Solved – Why does k-fold cross validation generate an MSE estimator that has higher bias, but lower variance then leave-one-out cross-validation

bias-variance tradeoffcross-validation

Looks like the rationale behind the accepted answer of this post is incorrect.

Under leave one out cross validation(LOOCV), the variance of its MSE estimator is
$$var [\frac{\Sigma_i x_i}{n}] = \frac{var[\Sigma_i x_i]}{n^2}$$ where $x_i$ is an estimate of MSE from one particular iteration.

I agree that LOOCV has a higher enumerator (b/c of the covariance terms), but the denominator is larger as well because there are essentially n estimates (greater than k estimates as in the k-fold case).
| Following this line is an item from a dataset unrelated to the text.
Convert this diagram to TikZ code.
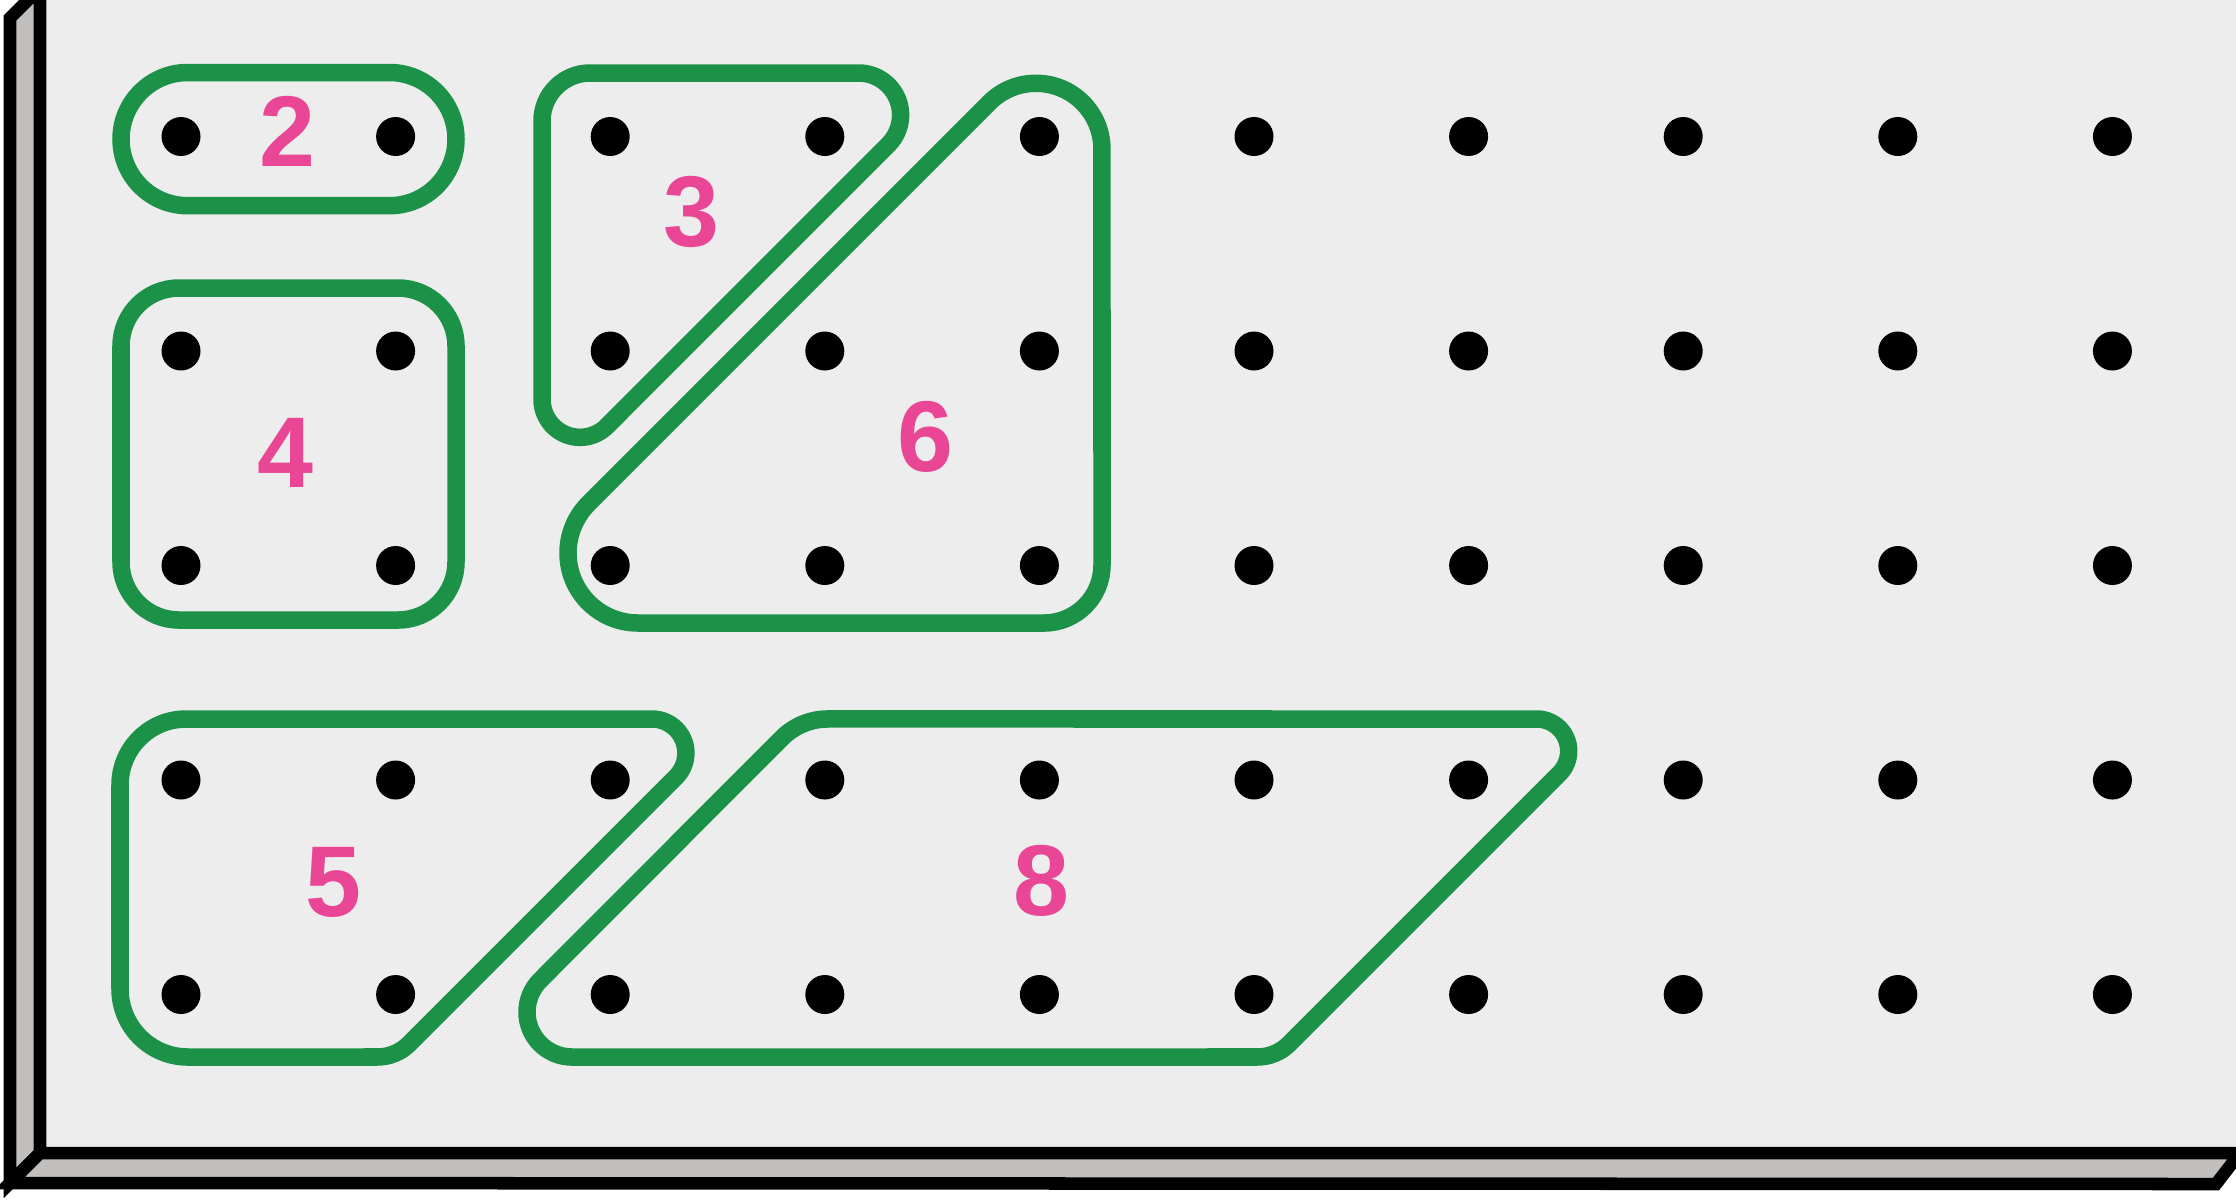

Given this, why does LOOCV still have higher variance in estimating MSE and why does it have lower bias?

(This is against intuition b/c increasing sample should decrease variance and leaves bias unchanged for $\hat\theta$ and $\hat{y}$)

Best Answer

There has been much debate, confusion and contradiction on this topic, both on stats.stackexchange and in scientific literature.

A useful paper is the 2004 study by Bengio & Grandvalet which argues that the variance of the cross validation estimator is a linear combination of three moments:

$$ var = \frac{1}{n^2} \sum_{i,j} Cov(e_i,e_j)$$ $$= \frac{1}{n}\sigma^2 + \frac{m-1}{n}\omega + \frac{n-m}{n} \gamma$$

Where each term is a particular component of the $n \times n$ covariance matrix $\Sigma$ of cross validation errors $\mathbf{e} = (e_1,...,e_n)^T$

As @Amoeba points out in a comment above, this variance is not a straightforward function of $K$. Each data point $x_i$ contributes to an error term $\epsilon_i$ which are summed up into the MSE. Varying $K$ does not have a direct, algebraically straightforward impact on the variance of the CV estimator.

$k$-fold CV with any value of $k$ produces an error for each of the $n$ observations. So MSE estimate always has the denominator $n$. This denominator does not change between LOOCV and e.g. 10-fold CV. This is your main confusion here.

Now, there is a lot more subtlety in this equation of variance than it seems. In particular the terms $\omega$ and $\gamma$ are influenced by correlation between the data sets, training sets, testing sets etc.. and instability of the model. These two effects are influenced by the value of $K$ which explains why different datasets and models will lead to different behaviours,

You will need to read through the extensive (and technical) literature to really grasp the subtlety and special cases.